Dalam sepetak lahan seluas minimal dua hektare, para petani umumnya menggali tiga lubang untuk dijadikan kuang agar lebih optimal selain untuk keberlangsungan ekosistem. Sebagai kolam budidaya, tiga kuang di tengah sawah dapat diisi oleh aneka ikan. Kuang pertama biasanya ditempatkan ikan untuk konsumsi harian, kuang kedua diisi ikan untuk upacara adat dan kuang ketiga diletakkan ikan sebagai lauk ketika ada tamu ke rumah.

 

Kearifan Lokal Parafu

Sementara itu, terpisah jarak ribuan kilometer dari Toraja ada sebuah daerah di Kabupaten Bima, Nusa Tenggara Barat dimana bermukim masyarakat Mbojo sebagai suku asli di Bima. Menurut Ridwan dari Fakultas Hukum Universitas Muhammadiyah Bima dalam penelitiannya berjudul "Ekologi Manusia: Rekonstruksi Moralitas Tradisi Mbojo-Bima, Samawa, dan Sasak dalam Keberlanjutan Lingkungan Hidup NTB" menjelaskan beberapa hal.

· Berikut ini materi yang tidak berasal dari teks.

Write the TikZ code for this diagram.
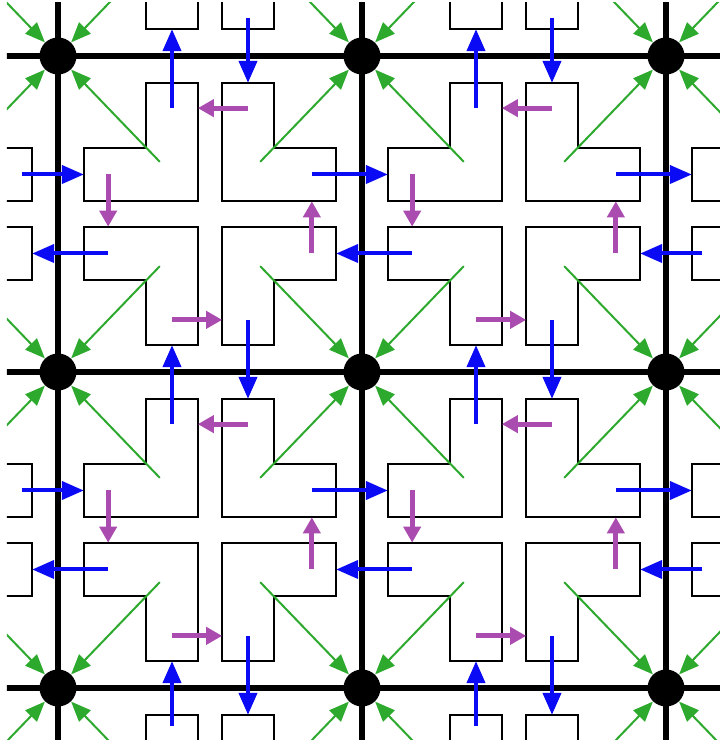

Misalnya, secara kepecayaan masyarakat Mbojo mengenal adanya parafu yakni semacam sumber mata air (mada oi) tertentu. Sebab, tak semua mada oi merupakan parafu. Budayawan Bima bernama Alan Malingi dikutip dari Jurnal Fundamental volume 12 nomor 1 Januari-Juni 2023 menyebutkan bahwa bahwa beberapa mata air yang masih dianggap sakral sampai saat ini di antaranya Oi Lanco, Oi Mbou, dan Oi Lombi yang terletak di Desa Kuta, Kecamatan Lambitu Kabupaten Bima.

Masyarakat Lambitu sangat menghormati pohon-pohon dan bebatuan karena dapat memberikan kelestarian mata air parafu. Ini menunjukkan suku Mbojo mampu memunculkan suasana kelestarian dan perwujudan interaksi antara manusia dengan lingkungan. Sedangkan di Desa Sambori dapat ditemukan parafu di La Ngganci, Sanindi, Dewa Ompu Manda, Matakoda, dan Oi Kalo.

Aturan adat pun dibuat untuk melindungi parafu semisal warga setempat tidak boleh buang hajat sembarangan di sekitarnya, tidak boleh menebang tumbuhan sekitar, dan tiap parafu wajib dibersihkan sekali setahun. Ditegakkannya aturan adat memberikan keuntungan bagi keberadaan parafu karena aneka pohon tumbuh subur di sekitar dan memberi pemandangan berbeda di lereng perbukitan gersang dan tandus.